** Problem to solve **
Output all the material that follows, exactly as given.

>> BEGIN Data section

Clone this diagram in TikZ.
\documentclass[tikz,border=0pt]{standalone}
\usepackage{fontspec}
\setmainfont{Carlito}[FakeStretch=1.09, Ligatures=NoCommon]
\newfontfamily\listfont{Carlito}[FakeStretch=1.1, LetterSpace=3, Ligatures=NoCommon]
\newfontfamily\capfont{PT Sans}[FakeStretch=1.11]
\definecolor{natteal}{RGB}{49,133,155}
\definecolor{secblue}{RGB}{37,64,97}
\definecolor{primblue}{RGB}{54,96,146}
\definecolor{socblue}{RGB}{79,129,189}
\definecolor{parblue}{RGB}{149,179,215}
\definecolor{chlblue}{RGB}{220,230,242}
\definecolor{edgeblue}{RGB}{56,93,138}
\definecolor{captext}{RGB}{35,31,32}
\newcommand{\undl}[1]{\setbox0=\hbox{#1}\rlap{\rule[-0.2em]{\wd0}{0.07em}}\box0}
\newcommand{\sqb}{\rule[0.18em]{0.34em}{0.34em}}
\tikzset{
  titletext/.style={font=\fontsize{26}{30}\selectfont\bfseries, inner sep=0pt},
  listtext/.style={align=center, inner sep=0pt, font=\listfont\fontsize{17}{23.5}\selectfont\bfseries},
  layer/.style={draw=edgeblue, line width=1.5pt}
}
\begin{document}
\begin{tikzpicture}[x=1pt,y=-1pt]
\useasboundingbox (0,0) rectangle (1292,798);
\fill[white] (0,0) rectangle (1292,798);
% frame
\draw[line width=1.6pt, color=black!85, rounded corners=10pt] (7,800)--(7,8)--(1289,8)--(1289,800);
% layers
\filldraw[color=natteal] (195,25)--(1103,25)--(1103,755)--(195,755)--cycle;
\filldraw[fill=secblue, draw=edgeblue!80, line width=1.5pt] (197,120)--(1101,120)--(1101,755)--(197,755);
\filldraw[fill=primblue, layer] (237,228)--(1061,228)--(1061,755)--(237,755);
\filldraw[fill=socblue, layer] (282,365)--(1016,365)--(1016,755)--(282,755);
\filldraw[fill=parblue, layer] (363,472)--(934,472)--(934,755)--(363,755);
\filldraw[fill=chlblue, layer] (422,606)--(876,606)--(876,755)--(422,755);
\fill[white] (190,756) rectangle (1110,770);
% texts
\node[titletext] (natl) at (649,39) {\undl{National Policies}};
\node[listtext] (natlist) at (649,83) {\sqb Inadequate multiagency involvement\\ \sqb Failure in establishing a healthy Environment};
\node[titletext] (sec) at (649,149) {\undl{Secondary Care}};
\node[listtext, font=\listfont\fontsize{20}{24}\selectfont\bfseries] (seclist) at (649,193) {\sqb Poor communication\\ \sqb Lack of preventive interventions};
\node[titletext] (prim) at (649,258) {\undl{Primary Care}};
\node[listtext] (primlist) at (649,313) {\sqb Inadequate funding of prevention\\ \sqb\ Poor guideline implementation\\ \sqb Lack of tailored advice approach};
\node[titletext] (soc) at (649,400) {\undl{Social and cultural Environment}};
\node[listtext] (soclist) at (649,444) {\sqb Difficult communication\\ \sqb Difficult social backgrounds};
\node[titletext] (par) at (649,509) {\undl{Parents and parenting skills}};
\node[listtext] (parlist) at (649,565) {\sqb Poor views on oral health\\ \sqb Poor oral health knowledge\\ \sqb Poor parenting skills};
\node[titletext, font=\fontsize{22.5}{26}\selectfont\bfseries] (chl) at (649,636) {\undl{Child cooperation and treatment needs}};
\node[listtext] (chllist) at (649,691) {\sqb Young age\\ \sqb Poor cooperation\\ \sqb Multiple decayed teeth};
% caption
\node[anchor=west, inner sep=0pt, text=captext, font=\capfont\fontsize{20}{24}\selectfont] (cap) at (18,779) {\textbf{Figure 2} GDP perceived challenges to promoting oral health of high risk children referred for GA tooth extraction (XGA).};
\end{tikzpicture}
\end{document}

>> END Data section

** Solution to this problem **
Clone this diagram in TikZ.
\documentclass[tikz,border=0pt]{standalone}
\usepackage{fontspec}
\setmainfont{Carlito}[FakeStretch=1.09, Ligatures=NoCommon]
\newfontfamily\listfont{Carlito}[FakeStretch=1.1, LetterSpace=3, Ligatures=NoCommon]
\newfontfamily\capfont{PT Sans}[FakeStretch=1.11]
\definecolor{natteal}{RGB}{49,133,155}
\definecolor{secblue}{RGB}{37,64,97}
\definecolor{primblue}{RGB}{54,96,146}
\definecolor{socblue}{RGB}{79,129,189}
\definecolor{parblue}{RGB}{149,179,215}
\definecolor{chlblue}{RGB}{220,230,242}
\definecolor{edgeblue}{RGB}{56,93,138}
\definecolor{captext}{RGB}{35,31,32}
\newcommand{\undl}[1]{\setbox0=\hbox{#1}\rlap{\rule[-0.2em]{\wd0}{0.07em}}\box0}
\newcommand{\sqb}{\rule[0.18em]{0.34em}{0.34em}}
\tikzset{
  titletext/.style={font=\fontsize{26}{30}\selectfont\bfseries, inner sep=0pt},
  listtext/.style={align=center, inner sep=0pt, font=\listfont\fontsize{17}{23.5}\selectfont\bfseries},
  layer/.style={draw=edgeblue, line width=1.5pt}
}
\begin{document}
\begin{tikzpicture}[x=1pt,y=-1pt]
\useasboundingbox (0,0) rectangle (1292,798);
\fill[white] (0,0) rectangle (1292,798);
% frame
\draw[line width=1.6pt, color=black!85, rounded corners=10pt] (7,800)--(7,8)--(1289,8)--(1289,800);
% layers
\filldraw[color=natteal] (195,25)--(1103,25)--(1103,755)--(195,755)--cycle;
\filldraw[fill=secblue, draw=edgeblue!80, line width=1.5pt] (197,120)--(1101,120)--(1101,755)--(197,755);
\filldraw[fill=primblue, layer] (237,228)--(1061,228)--(1061,755)--(237,755);
\filldraw[fill=socblue, layer] (282,365)--(1016,365)--(1016,755)--(282,755);
\filldraw[fill=parblue, layer] (363,472)--(934,472)--(934,755)--(363,755);
\filldraw[fill=chlblue, layer] (422,606)--(876,606)--(876,755)--(422,755);
\fill[white] (190,756) rectangle (1110,770);
% texts
\node[titletext] (natl) at (649,39) {\undl{National Policies}};
\node[listtext] (natlist) at (649,83) {\sqb Inadequate multiagency involvement\\ \sqb Failure in establishing a healthy Environment};
\node[titletext] (sec) at (649,149) {\undl{Secondary Care}};
\node[listtext, font=\listfont\fontsize{20}{24}\selectfont\bfseries] (seclist) at (649,193) {\sqb Poor communication\\ \sqb Lack of preventive interventions};
\node[titletext] (prim) at (649,258) {\undl{Primary Care}};
\node[listtext] (primlist) at (649,313) {\sqb Inadequate funding of prevention\\ \sqb\ Poor guideline implementation\\ \sqb Lack of tailored advice approach};
\node[titletext] (soc) at (649,400) {\undl{Social and cultural Environment}};
\node[listtext] (soclist) at (649,444) {\sqb Difficult communication\\ \sqb Difficult social backgrounds};
\node[titletext] (par) at (649,509) {\undl{Parents and parenting skills}};
\node[listtext] (parlist) at (649,565) {\sqb Poor views on oral health\\ \sqb Poor oral health knowledge\\ \sqb Poor parenting skills};
\node[titletext, font=\fontsize{22.5}{26}\selectfont\bfseries] (chl) at (649,636) {\undl{Child cooperation and treatment needs}};
\node[listtext] (chllist) at (649,691) {\sqb Young age\\ \sqb Poor cooperation\\ \sqb Multiple decayed teeth};
% caption
\node[anchor=west, inner sep=0pt, text=captext, font=\capfont\fontsize{20}{24}\selectfont] (cap) at (18,779) {\textbf{Figure 2} GDP perceived challenges to promoting oral health of high risk children referred for GA tooth extraction (XGA).};
\end{tikzpicture}
\end{document}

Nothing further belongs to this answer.